| What this task involves |
Without the pictures, can you quote each line below exactly?

| Provided material |
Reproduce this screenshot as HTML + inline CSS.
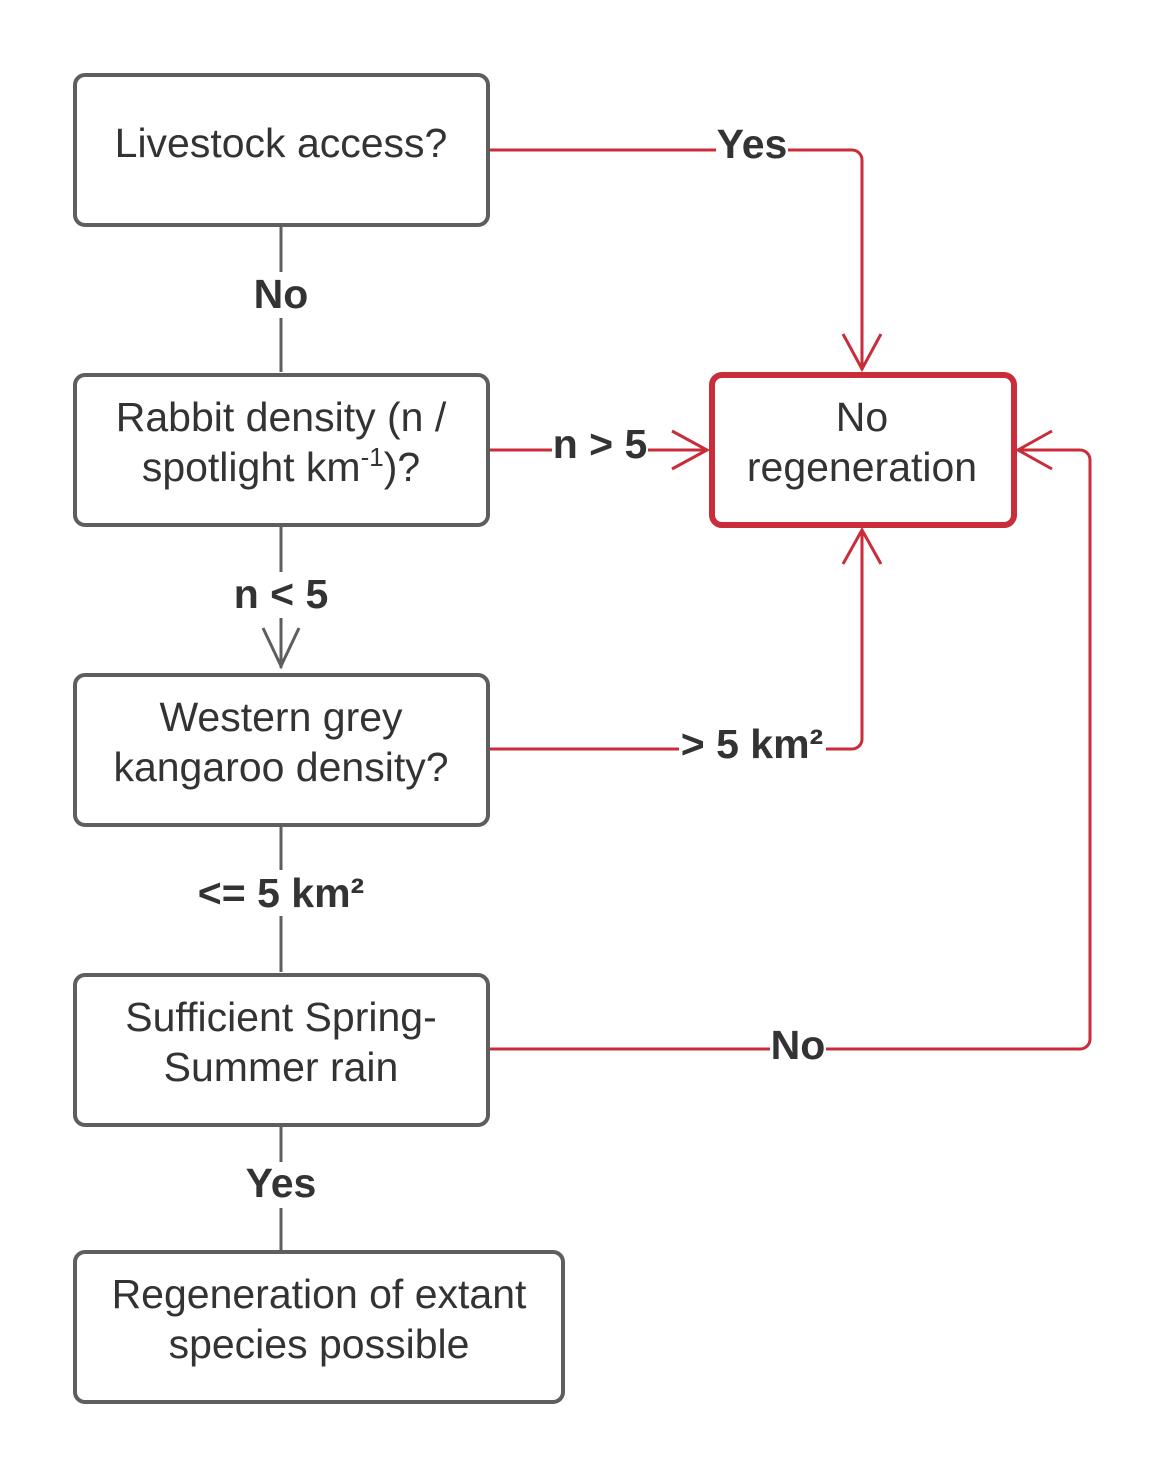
<!DOCTYPE html>
<html><head><style>body{margin:0;background:#fff}svg{display:block}</style></head><body>
<svg width="1168" height="1478" viewBox="0 0 1168 1478" xmlns="http://www.w3.org/2000/svg" font-family="Liberation Sans, Arial, sans-serif">
<g fill="none" stroke-width="3">
<path d="M281 225V372M281 525V668M281 825V972M281 1125V1250" stroke="#5e5e5e"/>
<path d="M263 628L281 666L299 628" stroke="#5e5e5e"/>
<path d="M488 150H852a10 10 0 0 1 10 10V370" stroke="#c92d39"/>
<path d="M843 334L862 369L881 334" stroke="#c92d39"/>
<path d="M488 450H707" stroke="#c92d39"/>
<path d="M672 431L707 450L672 469" stroke="#c92d39"/>
<path d="M488 749H852a10 10 0 0 0 10-10V530" stroke="#c92d39"/>
<path d="M843 564L862 530L881 564" stroke="#c92d39"/>
<path d="M488 1049H1080a10 10 0 0 0 10-10V460a10 10 0 0 0-10-10H1018" stroke="#c92d39"/>
<path d="M1052 431L1018 450L1052 469" stroke="#c92d39"/>
</g>
<g fill="#fff" stroke="#5e5e5e" stroke-width="4">
<rect x="75" y="75" width="413" height="150" rx="10"/>
<rect x="75" y="375" width="413" height="150" rx="10"/>
<rect x="75" y="675" width="413" height="150" rx="10"/>
<rect x="75" y="975" width="413" height="150" rx="10"/>
<rect x="75" y="1252" width="488" height="150" rx="10"/>
</g>
<rect x="712" y="375" width="302" height="150" rx="10" fill="#fff" stroke="#c92d39" stroke-width="6"/>
<g fill="#333" font-size="41" text-anchor="middle">
<text x="281" y="157">Livestock access?</text>
<text x="281" y="431">Rabbit density (n /</text>
<text x="281" y="481">spotlight km<tspan font-size="26" dy="-15">-1</tspan><tspan dy="15">)?</tspan></text>
<text x="281" y="731">Western grey</text>
<text x="281" y="781">kangaroo density?</text>
<text x="281" y="1031">Sufficient Spring-</text>
<text x="281" y="1081">Summer rain</text>
<text x="319" y="1308">Regeneration of extant</text>
<text x="319" y="1358">species possible</text>
<text x="862" y="431">No</text>
<text x="862" y="481">regeneration</text>
</g>
<g fill="#333" font-size="41" font-weight="bold" text-anchor="middle">
<rect x="246" y="272" width="70" height="46" fill="#fff"/>
<text x="281" y="308">No</text>
<rect x="226" y="572" width="110" height="46" fill="#fff"/>
<text x="281" y="608">n &lt; 5</text>
<rect x="188" y="870" width="186" height="46" fill="#fff"/>
<text x="281" y="907">&lt;= 5 km²</text>
<rect x="238" y="1162" width="86" height="46" fill="#fff"/>
<text x="281" y="1197">Yes</text>
<rect x="716" y="124" width="72" height="46" fill="#fff"/>
<text x="752" y="158">Yes</text>
<rect x="552" y="426" width="96" height="46" fill="#fff"/>
<text x="600" y="458">n &gt; 5</text>
<rect x="679" y="724" width="147" height="46" fill="#fff"/>
<text x="752" y="758">&gt; 5 km²</text>
<rect x="770" y="1026" width="56" height="46" fill="#fff"/>
<text x="798" y="1059">No</text>
</g>
</svg>
</body></html>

| The solution |
Reproduce this screenshot as HTML + inline CSS.
<!DOCTYPE html>
<html><head><style>body{margin:0;background:#fff}svg{display:block}</style></head><body>
<svg width="1168" height="1478" viewBox="0 0 1168 1478" xmlns="http://www.w3.org/2000/svg" font-family="Liberation Sans, Arial, sans-serif">
<g fill="none" stroke-width="3">
<path d="M281 225V372M281 525V668M281 825V972M281 1125V1250" stroke="#5e5e5e"/>
<path d="M263 628L281 666L299 628" stroke="#5e5e5e"/>
<path d="M488 150H852a10 10 0 0 1 10 10V370" stroke="#c92d39"/>
<path d="M843 334L862 369L881 334" stroke="#c92d39"/>
<path d="M488 450H707" stroke="#c92d39"/>
<path d="M672 431L707 450L672 469" stroke="#c92d39"/>
<path d="M488 749H852a10 10 0 0 0 10-10V530" stroke="#c92d39"/>
<path d="M843 564L862 530L881 564" stroke="#c92d39"/>
<path d="M488 1049H1080a10 10 0 0 0 10-10V460a10 10 0 0 0-10-10H1018" stroke="#c92d39"/>
<path d="M1052 431L1018 450L1052 469" stroke="#c92d39"/>
</g>
<g fill="#fff" stroke="#5e5e5e" stroke-width="4">
<rect x="75" y="75" width="413" height="150" rx="10"/>
<rect x="75" y="375" width="413" height="150" rx="10"/>
<rect x="75" y="675" width="413" height="150" rx="10"/>
<rect x="75" y="975" width="413" height="150" rx="10"/>
<rect x="75" y="1252" width="488" height="150" rx="10"/>
</g>
<rect x="712" y="375" width="302" height="150" rx="10" fill="#fff" stroke="#c92d39" stroke-width="6"/>
<g fill="#333" font-size="41" text-anchor="middle">
<text x="281" y="157">Livestock access?</text>
<text x="281" y="431">Rabbit density (n /</text>
<text x="281" y="481">spotlight km<tspan font-size="26" dy="-15">-1</tspan><tspan dy="15">)?</tspan></text>
<text x="281" y="731">Western grey</text>
<text x="281" y="781">kangaroo density?</text>
<text x="281" y="1031">Sufficient Spring-</text>
<text x="281" y="1081">Summer rain</text>
<text x="319" y="1308">Regeneration of extant</text>
<text x="319" y="1358">species possible</text>
<text x="862" y="431">No</text>
<text x="862" y="481">regeneration</text>
</g>
<g fill="#333" font-size="41" font-weight="bold" text-anchor="middle">
<rect x="246" y="272" width="70" height="46" fill="#fff"/>
<text x="281" y="308">No</text>
<rect x="226" y="572" width="110" height="46" fill="#fff"/>
<text x="281" y="608">n &lt; 5</text>
<rect x="188" y="870" width="186" height="46" fill="#fff"/>
<text x="281" y="907">&lt;= 5 km²</text>
<rect x="238" y="1162" width="86" height="46" fill="#fff"/>
<text x="281" y="1197">Yes</text>
<rect x="716" y="124" width="72" height="46" fill="#fff"/>
<text x="752" y="158">Yes</text>
<rect x="552" y="426" width="96" height="46" fill="#fff"/>
<text x="600" y="458">n &gt; 5</text>
<rect x="679" y="724" width="147" height="46" fill="#fff"/>
<text x="752" y="758">&gt; 5 km²</text>
<rect x="770" y="1026" width="56" height="46" fill="#fff"/>
<text x="798" y="1059">No</text>
</g>
</svg>
</body></html>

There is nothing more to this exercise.